Na verdade, o clima esquentou entre procuradores e ministros do Supremo por causa de decisões da Segunda Turma do STF e algumas decisões monocráticas de ministros do STF libertando presos da Operação Lava-Jato e arquivando inquéritos que, depois de sucessivas prorrogações, não apresentaram provas cabais contra os indiciados. Líder da força-tarefa que investiga a Lava-Jato em Curitiba, o procurador Deltan Dallagnol, por exemplo, não digeriu a soltura do ex-ministro da Casa Civil José Dirceu: “Min. Toffoli mantém preso réu que furtou uma bermuda de 10 reais. Já Dirceu, que desviou milhões e também tem mais de uma condenação em seu histórico, foi solto pelo mesmo ministro, que foi subordinado ao réu na Casa Civil”, disparou.

“Dirceu foi preso p/ cumprir pena qd vigiam cautelares (como tornozeleira). Em seguida, 2ª Turma suspendeu pena contra decisão do STF q permite prisão em 2ª instância Naturalmente, cautelares voltavam a valer. Agora, Toffoli cancela cautelares de seu ex-chefe (sic)”, escreveu o procurador. Desafeto de Dellagnol, o advogado Rodrigo Tacla Duran, investigado pela Lava-Jato, não perde uma oportunidade para atacar o procurador no Twitter: “Repudiar e desrespeitar decisão judicial de instância superior virou hábito dos que naturalmente não investigam ex-colegas e se fazem de rogado. Buscam desviar o foco com opiniões contraditórias corporativistas e hipócritas”, provocou.

Sacis e cangurus

Duran vive refugiado na Espanha e teve sua delação premiada recusada pelo juiz federal Sérgio Moro, da 13ª Vara Criminal de Curitiba. Em outra postagem, provoca a força-tarefa da Lava-Jato: “Já ouviu falar na “denúncia saci”? É aquela da Lava Jato de Curitiba, que não para em pé, porque não tem perícia, não investiga contradições de delator e escamoteia provas contra a tese de acusação ou que possam atingir protegidos”. Dellagnol havia criticado no Twitter os recursos apresentados pelas defesas dos réus da Lava-Jato ao STF: “Já ouviu falar no ‘habeas corpus canguru’? De liminar em liminar, um processo vai pulando instâncias e chega até o STF, sem decisão definitiva nem na 1ª instância”.

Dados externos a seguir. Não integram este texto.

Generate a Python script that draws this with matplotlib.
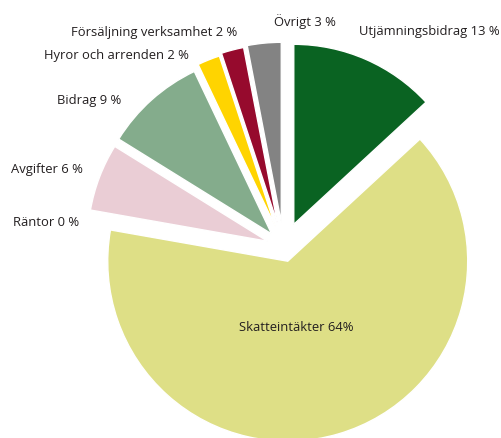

Quem se deu conta de que é preciso ir devagar com o andor foi o juiz Sérgio Moro, que levou uma invertida do ministro do STF Dias Toffoli por ter intimado José Dirceu a adotar medidas cautelares, entre as quais a colocação de tornozeleiras. Moro “recuou os alfs”, como diria o folclórico Neném Prancha, grande filósofo do futebol carioca, e disse que havia interpretado de forma errada a decisão da Segunda Turma do Supremo. Havia uma certa ironia na desculpa que deu, diante da polêmica libertação do petista (provavelmente, a decisão não seria a mesma na primeira turma ou em plenário).

Mas caiu a ficha de que há uma mudança em curso no Supremo. A ministra Cármen Lúcia deixará a Presidência do Supremo em setembro. Dias Toffoli assumirá seu lugar e, de certa forma, já toma decisões levando em conta a expectativa de poder que o mundo jurídico lhe reserva. Entretanto, seria bom que o exemplo de Moro, ao respeitar a liturgia dos cargos, fosse levado em conta também pelos ministros do Supremo, que são os guardiões da ordem constitucional.